The dynamic tunnel, which will thus act as a SOCKS proxy, can be opened using the -D option of the OpenSSH client, which means running a command of the following type:

ssh -D 1080 hkrustofski@passerelle.example.org

In this example, the -D option only provides a port without specifying the local network interface to use. The TCP port 1080 of the loopback interface (of address 127.0.0.1) will then be used, as if the argument localhost:1080 was provided. To listen on another network interface of the host, a DNS name or a corresponding IP address bound to the host must be provided, for example -D 192.168.1.27:1080 (specify * to listen to all the network interfaces, for example -D '*:1080').

The directive DynamicForward 1080 (the equivalent of the -D option) can also be used in an entry of the OpenSSH client configuration file ~/.ssh/config like in the example below (where no DNS name nor IP address of a network interface of the host is specified, which is here again equivalent to specifying DynamicForward localhost:1080):

Host passerelle.example.org
	User hkrustofski
	DynamicForward 1080

Below is an extract of the documentation related to this directive, provided by the manpage ssh_config(5):

DynamicForward
	 Specifies that a TCP port on the local machine be forwarded over
	 the secure channel, and the application protocol is then used to
	 determine where to connect to from the remote machine.

	 The argument must be [bind_address:]port. (...)

	 Currently the SOCKS4 and SOCKS5 protocols are supported, and
	 ssh(1) will act as a SOCKS server.  Multiple forwardings may be
	 specified, and additional forwardings can be given on the command
	 line.  Only the superuser can forward privileged ports.

After opening the tunnel, the SOCKS proxy (supporting the versions 4 or 5 of the protocol) of our example is then available on port TCP 1080 on the loopback interface (using the address localhost or 127.0.0.1) for use by any applications supporting this type of proxy (see below).

Use of the SOCKS proxy

General use: the example of tsocks

If you want to use the SOCKS proxy of an OpenSSH dynamic tunnel within an application (such as a web browser for instance), first check in its settings whether it can use a proxy of this type. It is the case with many web browsers, like Firefox for instance (whose configuration is briefly covered below).
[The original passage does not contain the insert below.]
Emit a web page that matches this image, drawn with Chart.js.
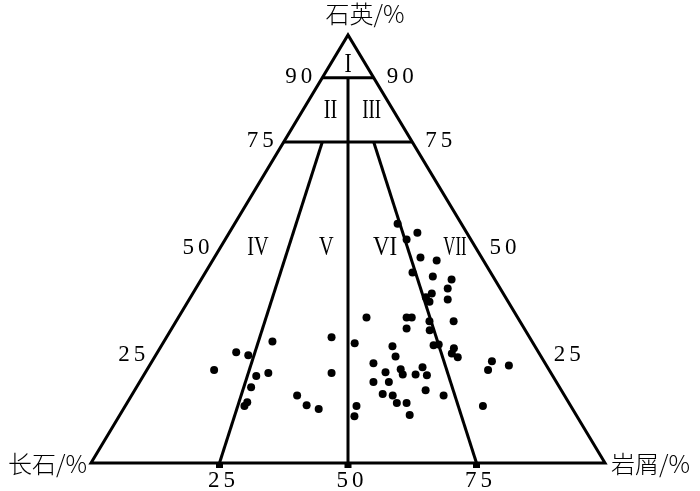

Applications that do not natively support SOCKS proxies can usually still be forced to use such a proxy (on GNU/Linux, and probably on other systems too) through tools like proxychains or tsocks that will intercept system calls relative to network connections initiated by the application and transparently redirect them to the configured proxy.

To use tsocks for example, you will first need to specify the SOCKS proxy you want to use in its configuration file /etc/tsocks.conf. Here is a minimal example:

server = 127.0.0.1
server_type = 5
server_port = 1080

Attention : with tsocks, the DNS lookup is performed on your local host, not on the other side of the tunnel. You might therefore need to use an IP address to designate the service you want to reach through the tunnel instead of the DNS name, if this name is not visible from your local host.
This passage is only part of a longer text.